De par sa structure en mosaïque, I'm not there épouse diverses formes d'expression technique, sonores et surtout visuelles. Le N&B côtoie la couleur avec fluidité et chaque partie de l'histoire est caractérisée par un choix artistique bien déterminé. S'engageant sur un splendide N&B volontairement grumeleux et trémulant (tournage en 16mm), la séquence suivante s'affirme avec le choix d'une dominance cuivrée et herbeuse. Les images d'archives utilisées à travers le film sont évidemment plus abimées que celles tournées par Todd Haynes mais elles s'incrustent bien à l'ensemble. L'éditeur respecte les résolutions esthétiques du cinéaste, par exemple l'atmosphère froide et azurée de la partie Gainsbourg-Ledger, l'aspect glaiseux safrané pour la partie Richard Gere, en livrant une copie frôlant l'excellence, un transfert numérique délicat et une profondeur de champ épatante.
Que les possesseurs d'une seule stéréo se rassurent, les deux canaux sont amplement suffisants et, s'ils ne seront pas immergés dans le long métrage comme le permettent leurs homologues DD 5.1., le spectacle est au rendez-vous avec des dialogues incisifs et une piste musicale pimpante. Les chansons et autres parties musicales profitent assurément aux frontales des deux Dolby Digital 5.1 française et anglaise sans toutefois atteindre la perfection d'écoute attendue. Un manque de souffle et d'envergure se fait ressentir et les dialogues se font moins frappants en version originale qu'en version française même si on y perd en naturel comme c'est souvent le cas. Par ailleurs les ambiances sont finalement clairsemées bien que ne manquant pas de vigueur. Globalement les quatre pistes sonores ne manquent pas de finesse, les canaux sont bien exploités et les mixages limpides.
Démarrant son exposé dès les logos de production, le cinéaste dissèque chacune de ses images, chacun des thèmes explorés, sans temps morts et avec intelligence. Chaque aspect technique y est abordé avec une passion communicative, de la genèse de ce projet audacieux au choix du casting. Non seulement Todd Haynes s'en sort admirablement dans l'exercice pourtant casse-gueule du commentaire mais en plus il approfondit en même temps chacun de ses plans. Une déclaration d'amour à Robert Allen Zimmerman qui donne aux profanes du chanteur rock, folk, country, blues et jazz une incroyable quantité d'éléments afin de combler leurs lacunes.
Les éléments récurrents de ce commentaire sont l'éternelle renaissance de Bob Dylan, la collaboration de Todd Haynes avec ses techniciens, le choix des couleurs pour définir chaque partie (tons chauds jaunes et verts pour la première partie notamment), ses références cinématographiques (Godard avec Masculin féminin et Deux ou trois choses que je sais d'elle pour la partie Ledger/Gainsbourg, Huit et demi de Federico Fellini pour la partie avec Cate Blanchett) et ses bases bibliographiques (Chroniques de Bob Dylan).

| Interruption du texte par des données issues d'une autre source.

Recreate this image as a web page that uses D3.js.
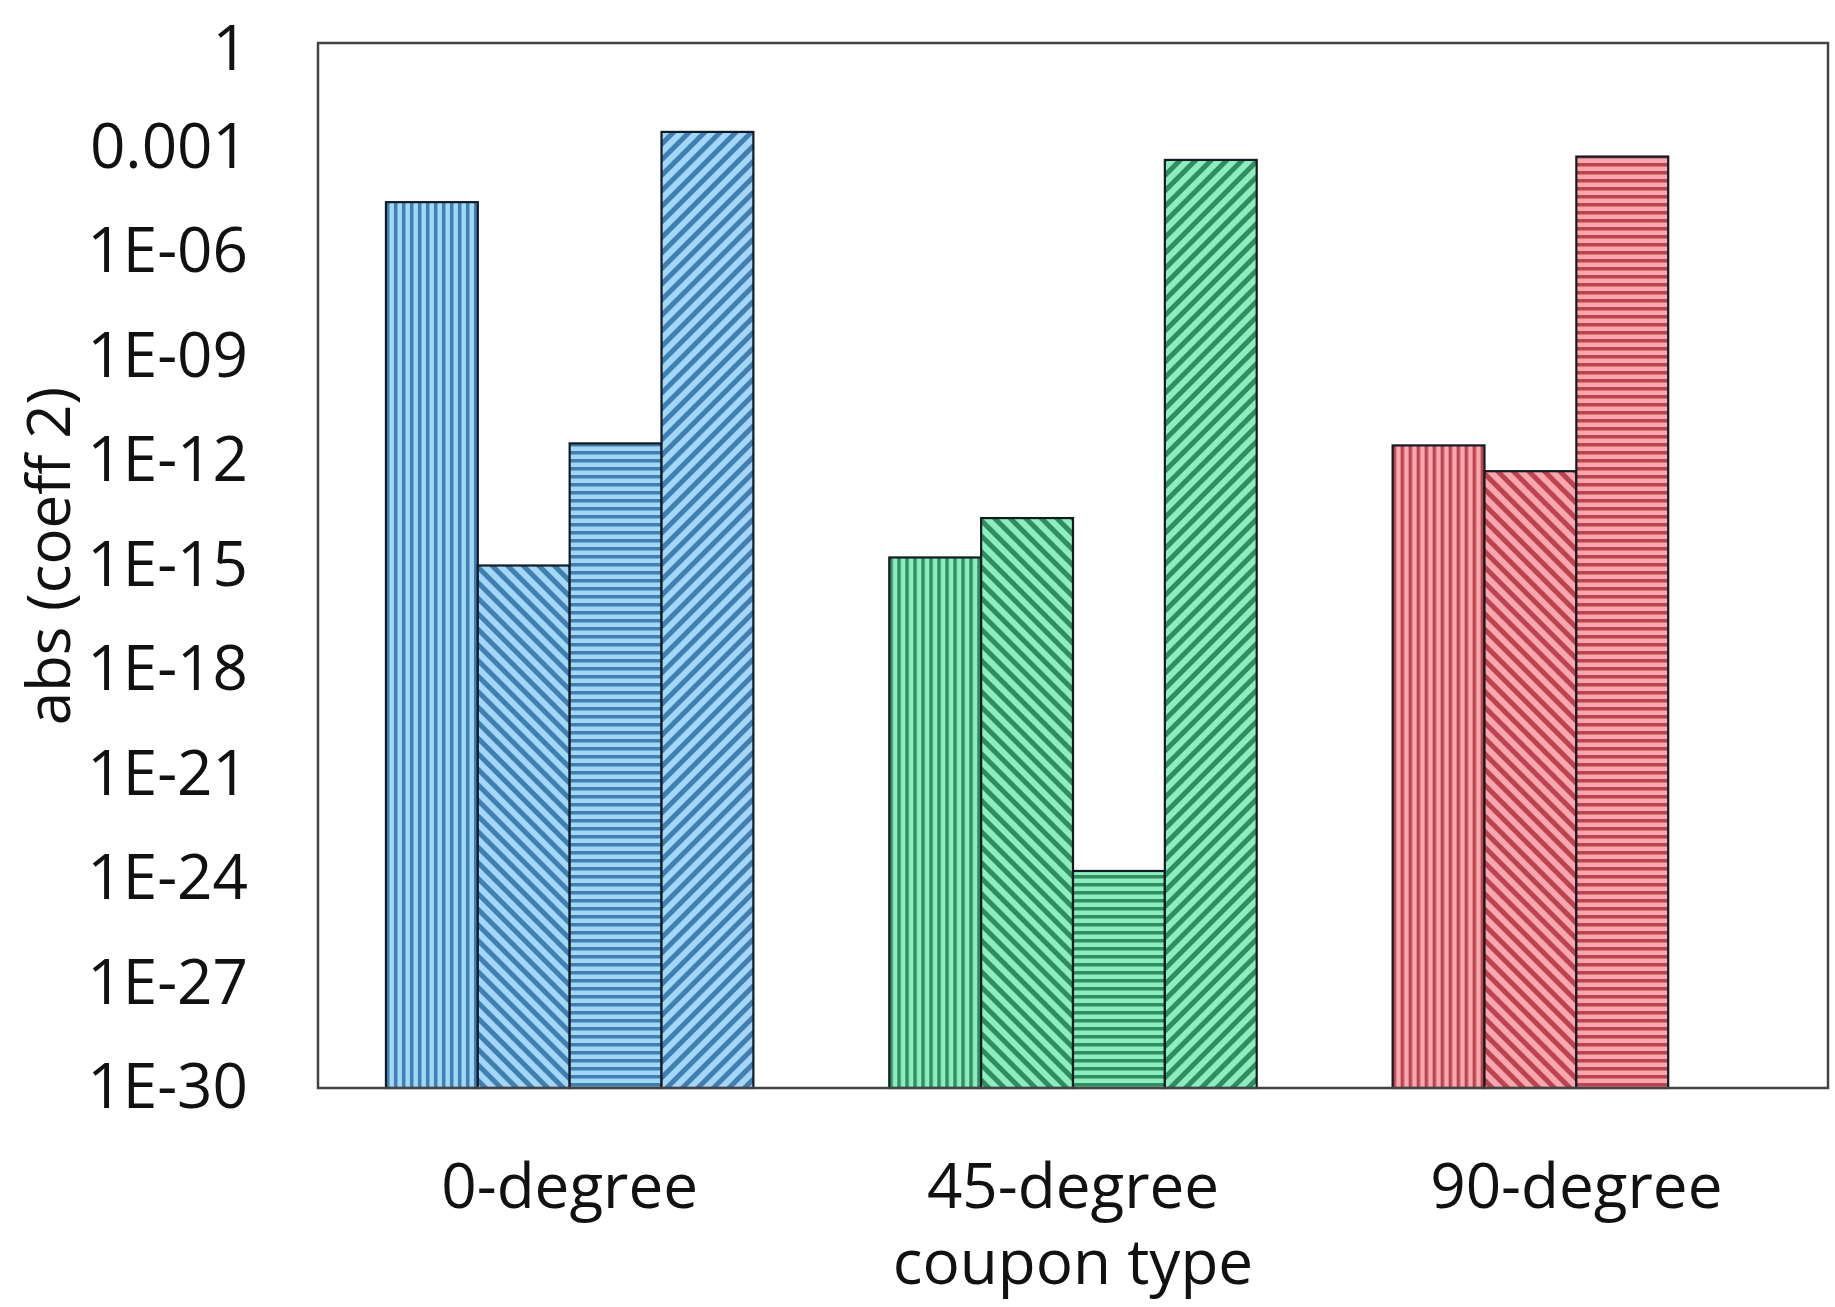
<!DOCTYPE html>
<html>
<head>
<meta charset="utf-8">
<script src="https://cdn.jsdelivr.net/npm/d3@7"></script>
<style>
  html, body { margin: 0; padding: 0; background: #fff; }
  svg { display: block; }
  text { font-family: 'Open Sans', 'Noto Sans', sans-serif; fill: #111; }
</style>
</head>
<body>
<script>
// chart data
const categories = ['0-degree', '45-degree', '90-degree'];
const seriesKeys = ['s1', 's2', 's3', 's4'];
const s1 = [2.7e-5, 1.7e-15, 2.8e-12];
const s2 = [1.0e-15, 2.3e-14, 5.1e-13];
const s3 = [3.2e-12, 1.7e-24, 5.5e-4];
const s4 = [2.8e-3, 4.4e-4, null];
const tickValues = [1, 1e-3, 1e-6, 1e-9, 1e-12, 1e-15, 1e-18, 1e-21, 1e-24, 1e-27, 1e-30];
const tickLabels = ['1', '0.001', '1E-06', '1E-09', '1E-12', '1E-15', '1E-18', '1E-21', '1E-24', '1E-27', '1E-30'];
const yTitle = 'abs (coeff 2)';
const xTitle = 'coupon type';

const width = 1835, height = 1307;
const margin = { top: 43, right: 7, bottom: 219, left: 318 };
const innerW = width - margin.left - margin.right;
const innerH = height - margin.top - margin.bottom;

// colours per category: [light, dark]
const palette = [
  ['#a2d8f6', '#3f7fb2'],
  ['#8eedbf', '#2f8d60'],
  ['#f6a8ae', '#bd444f']
];
// pattern kind per series
const kinds = ['vert', 'back', 'horiz', 'fwd'];

const rows = categories.map((c, i) => ({
  cat: c, ci: i,
  vals: [s1[i], s2[i], s3[i], s4[i]]
}));

const svg = d3.select('body').append('svg')
  .attr('width', width).attr('height', height);

const defs = svg.append('defs');
palette.forEach((col, ci) => {
  kinds.forEach(k => {
    const diag = k === 'back' || k === 'fwd';
    const size = diag ? 11 : 8;
    const p = defs.append('pattern')
      .attr('id', `p-${ci}-${k}`)
      .attr('patternUnits', 'userSpaceOnUse')
      .attr('width', size).attr('height', size);
    if (k === 'back') p.attr('patternTransform', 'rotate(-45)');
    if (k === 'fwd') p.attr('patternTransform', 'rotate(45)');
    if (k === 'horiz') p.attr('patternTransform', 'rotate(90)');
    p.append('rect').attr('width', size).attr('height', size).attr('fill', col[0]);
    p.append('rect').attr('width', diag ? 5 : 3.5).attr('height', size).attr('fill', col[1]);
  });
});

const g = svg.append('g').attr('transform', `translate(${margin.left},${margin.top})`);

const x0 = d3.scaleBand().domain(categories).range([0, innerW])
  .paddingInner(0.27).paddingOuter(0.135);
const x1 = d3.scaleBand().domain(seriesKeys).range([0, x0.bandwidth()]);
const y = d3.scaleLog().domain([1e-30, 1]).range([innerH, 0]);

// bars
const grp = g.selectAll('g.cat').data(rows).enter().append('g')
  .attr('class', 'cat')
  .attr('transform', d => `translate(${x0(d.cat)},0)`);

grp.selectAll('rect')
  .data(d => d.vals.map((v, si) => ({ v, si, ci: d.ci })).filter(e => e.v != null))
  .enter().append('rect')
  .attr('x', d => x1(seriesKeys[d.si]))
  .attr('width', x1.bandwidth())
  .attr('y', d => y(d.v))
  .attr('height', d => innerH - y(d.v))
  .attr('fill', d => `url(#p-${d.ci}-${kinds[d.si]})`)
  .attr('stroke', '#141a22')
  .attr('stroke-width', 2.2);

// frame
g.append('rect')
  .attr('width', innerW).attr('height', innerH)
  .attr('fill', 'none').attr('stroke', '#444').attr('stroke-width', 2.5);

// y axis
const yAxis = g.append('g').call(
  d3.axisLeft(y).tickValues(tickValues)
    .tickFormat((d, i) => tickLabels[i]).tickSize(0).tickPadding(70)
);
yAxis.select('.domain').remove();
yAxis.selectAll('text').style('font-size', '62px').style('font-family', "'Open Sans', sans-serif").attr('fill', '#111');
// keep the top label inside the page
yAxis.selectAll('text').filter((d, i) => i === 0).attr('dy', '0.42em');

// x axis
const xAxis = g.append('g').attr('transform', `translate(0,${innerH})`)
  .call(d3.axisBottom(x0).tickSize(0).tickPadding(76));
xAxis.select('.domain').remove();
xAxis.selectAll('text').style('font-size', '62px').style('font-family', "'Open Sans', sans-serif").attr('fill', '#111');

// titles
svg.append('text')
  .attr('transform', `translate(70,${556}) rotate(-90)`)
  .attr('text-anchor', 'middle')
  .style('font-size', '60px')
  .text(yTitle);

svg.append('text')
  .attr('x', margin.left + innerW / 2)
  .attr('y', 1284)
  .attr('text-anchor', 'middle')
  .style('font-size', '62px')
  .text(xTitle);
</script>
</body>
</html>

On notera également un bel hommage rendu à Heath Ledger.
Entretien avec les comédiens (17min56)
Module où les acteurs du film s'expriment sur ce que représente Bob Dylan dans leur vie et comment le chanteur s'est immiscé dans leur quotidien. On regrettera la forme du segment où les propos de Richard Gere, Cate Blanchett, Christian Bale, Charlotte Gainsbourg, Marcus Carl Franklin et Ben Whishaw se superposent. On aurait préféré un entretien séparé avec chacun des comédiens d'autant plus que les propos distillés sont assez intéressants. Le jeune acteur Marcus Carl Franklin arbore le costume de la partie Dylan/Chaplin finalement non retenue.
Lettre de Todd Haynes à Bob Dylan (document écrit)
Supplément original et non dépourvu d'intérêt puisqu'il s'agit de l'unique correspondance entre le réalisateur et le chanteur. Dès l'été 2000, Todd Haynes a envoyé à Bob Dylan un document de présentation des personnages créés pour le film. C'est dès la réception de cette lettre que Dylan a donné son accord pour que le film se fasse. Celle-ci, disponible en français et en version originale, décrit les personnages ainsi que les multiples facettes du chanteur explorées dans l'histoire de Todd Haynes.
L'interactivité finalement assez maigre, s'achève sur la filmographie de Todd Haynes, la "Dylanographie" (discographie, filmographie, DVDthèque, bibliographies), la bande-annonce du film (1min45, vostf) et le teaser/clip reprenant le clip culte de Subterranean homesick blues où tous les Dylan du film apparaissent à tour de rôle.